→ Directions
Leaving out the pictures, retype all the material exactly.

● ● ● ● ● ● ●

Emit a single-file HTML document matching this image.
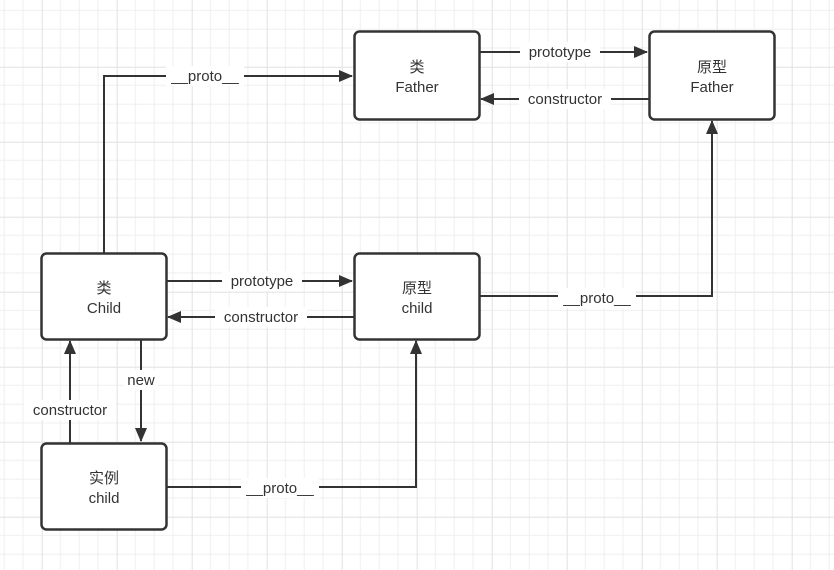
<!DOCTYPE html>
<html><head><meta charset="utf-8"><style>
html,body{margin:0;padding:0;background:#fff}
svg{display:block}
text{font-family:"Liberation Sans","Noto Sans CJK SC",sans-serif;font-size:15px;fill:#333}
</style></head><body>
<svg width="834" height="570" viewBox="0 0 834 570" xmlns="http://www.w3.org/2000/svg">
<defs>
<pattern id="g" x="41.7" y="66.7" width="75" height="75" patternUnits="userSpaceOnUse">
<path d="M18.75 0V75M37.5 0V75M56.25 0V75M0 18.75H75M0 37.5H75M0 56.25H75" stroke="#efefef" stroke-width="1"/>
<path d="M0.5 0V75M0 0.5H75" stroke="#e2e2e2" stroke-width="1"/>
</pattern>
<marker id="a" markerWidth="14" markerHeight="12" refX="13" refY="6" orient="auto" markerUnits="userSpaceOnUse">
<path d="M0 0L14 6L0 12Z" fill="#333"/>
</marker>
</defs>
<rect width="834" height="570" fill="url(#g)"/>
<g fill="none" stroke="#333" stroke-width="2">
<path d="M104 253V76H352" marker-end="url(#a)"/>
<path d="M479 52H647" marker-end="url(#a)"/>
<path d="M649 99H481" marker-end="url(#a)"/>
<path d="M166 281H352" marker-end="url(#a)"/>
<path d="M354 317H168" marker-end="url(#a)"/>
<path d="M479 296H712V121" marker-end="url(#a)"/>
<path d="M141 339V441" marker-end="url(#a)"/>
<path d="M70 443V341" marker-end="url(#a)"/>
<path d="M166 487H416V341" marker-end="url(#a)"/>
</g>
<g fill="#fff" stroke="#333" stroke-width="2.5">
<rect x="354.5" y="31.5" width="125" height="88" rx="5"/>
<rect x="649.5" y="31.5" width="125" height="88" rx="5"/>
<rect x="41.5" y="253.5" width="125" height="86" rx="5"/>
<rect x="354.5" y="253.5" width="125" height="86" rx="5"/>
<rect x="41.5" y="443.5" width="125" height="86" rx="5"/>
</g>
<g text-anchor="middle">
<text x="417" y="72">类</text><text x="417" y="92">Father</text>
<text x="712" y="72">原型</text><text x="712" y="92">Father</text>
<text x="104" y="293">类</text><text x="104" y="313">Child</text>
<text x="417" y="293">原型</text><text x="417" y="313">child</text>
<text x="104" y="483">实例</text><text x="104" y="503">child</text>
</g>
<g text-anchor="middle">
<rect x="166" y="66" width="78" height="20" fill="#fff"/><text x="205" y="81">__proto__</text>
<rect x="520" y="42" width="80" height="20" fill="#fff"/><text x="560" y="57">prototype</text>
<rect x="519" y="89" width="92" height="20" fill="#fff"/><text x="565" y="104">constructor</text>
<rect x="222" y="271" width="80" height="20" fill="#fff"/><text x="262" y="286">prototype</text>
<rect x="215" y="307" width="92" height="20" fill="#fff"/><text x="261" y="322">constructor</text>
<rect x="558" y="288" width="78" height="20" fill="#fff"/><text x="597" y="303">__proto__</text>
<rect x="124" y="370" width="34" height="20" fill="#fff"/><text x="141" y="385">new</text>
<rect x="24" y="400" width="92" height="20" fill="#fff"/><text x="70" y="415">constructor</text>
<rect x="241" y="478" width="78" height="20" fill="#fff"/><text x="280" y="493">__proto__</text>
</g>
</svg>
</body></html>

● ● ● ● ● ● ●

→ Complete response
Emit a single-file HTML document matching this image.
<!DOCTYPE html>
<html><head><meta charset="utf-8"><style>
html,body{margin:0;padding:0;background:#fff}
svg{display:block}
text{font-family:"Liberation Sans","Noto Sans CJK SC",sans-serif;font-size:15px;fill:#333}
</style></head><body>
<svg width="834" height="570" viewBox="0 0 834 570" xmlns="http://www.w3.org/2000/svg">
<defs>
<pattern id="g" x="41.7" y="66.7" width="75" height="75" patternUnits="userSpaceOnUse">
<path d="M18.75 0V75M37.5 0V75M56.25 0V75M0 18.75H75M0 37.5H75M0 56.25H75" stroke="#efefef" stroke-width="1"/>
<path d="M0.5 0V75M0 0.5H75" stroke="#e2e2e2" stroke-width="1"/>
</pattern>
<marker id="a" markerWidth="14" markerHeight="12" refX="13" refY="6" orient="auto" markerUnits="userSpaceOnUse">
<path d="M0 0L14 6L0 12Z" fill="#333"/>
</marker>
</defs>
<rect width="834" height="570" fill="url(#g)"/>
<g fill="none" stroke="#333" stroke-width="2">
<path d="M104 253V76H352" marker-end="url(#a)"/>
<path d="M479 52H647" marker-end="url(#a)"/>
<path d="M649 99H481" marker-end="url(#a)"/>
<path d="M166 281H352" marker-end="url(#a)"/>
<path d="M354 317H168" marker-end="url(#a)"/>
<path d="M479 296H712V121" marker-end="url(#a)"/>
<path d="M141 339V441" marker-end="url(#a)"/>
<path d="M70 443V341" marker-end="url(#a)"/>
<path d="M166 487H416V341" marker-end="url(#a)"/>
</g>
<g fill="#fff" stroke="#333" stroke-width="2.5">
<rect x="354.5" y="31.5" width="125" height="88" rx="5"/>
<rect x="649.5" y="31.5" width="125" height="88" rx="5"/>
<rect x="41.5" y="253.5" width="125" height="86" rx="5"/>
<rect x="354.5" y="253.5" width="125" height="86" rx="5"/>
<rect x="41.5" y="443.5" width="125" height="86" rx="5"/>
</g>
<g text-anchor="middle">
<text x="417" y="72">类</text><text x="417" y="92">Father</text>
<text x="712" y="72">原型</text><text x="712" y="92">Father</text>
<text x="104" y="293">类</text><text x="104" y="313">Child</text>
<text x="417" y="293">原型</text><text x="417" y="313">child</text>
<text x="104" y="483">实例</text><text x="104" y="503">child</text>
</g>
<g text-anchor="middle">
<rect x="166" y="66" width="78" height="20" fill="#fff"/><text x="205" y="81">__proto__</text>
<rect x="520" y="42" width="80" height="20" fill="#fff"/><text x="560" y="57">prototype</text>
<rect x="519" y="89" width="92" height="20" fill="#fff"/><text x="565" y="104">constructor</text>
<rect x="222" y="271" width="80" height="20" fill="#fff"/><text x="262" y="286">prototype</text>
<rect x="215" y="307" width="92" height="20" fill="#fff"/><text x="261" y="322">constructor</text>
<rect x="558" y="288" width="78" height="20" fill="#fff"/><text x="597" y="303">__proto__</text>
<rect x="124" y="370" width="34" height="20" fill="#fff"/><text x="141" y="385">new</text>
<rect x="24" y="400" width="92" height="20" fill="#fff"/><text x="70" y="415">constructor</text>
<rect x="241" y="478" width="78" height="20" fill="#fff"/><text x="280" y="493">__proto__</text>
</g>
</svg>
</body></html>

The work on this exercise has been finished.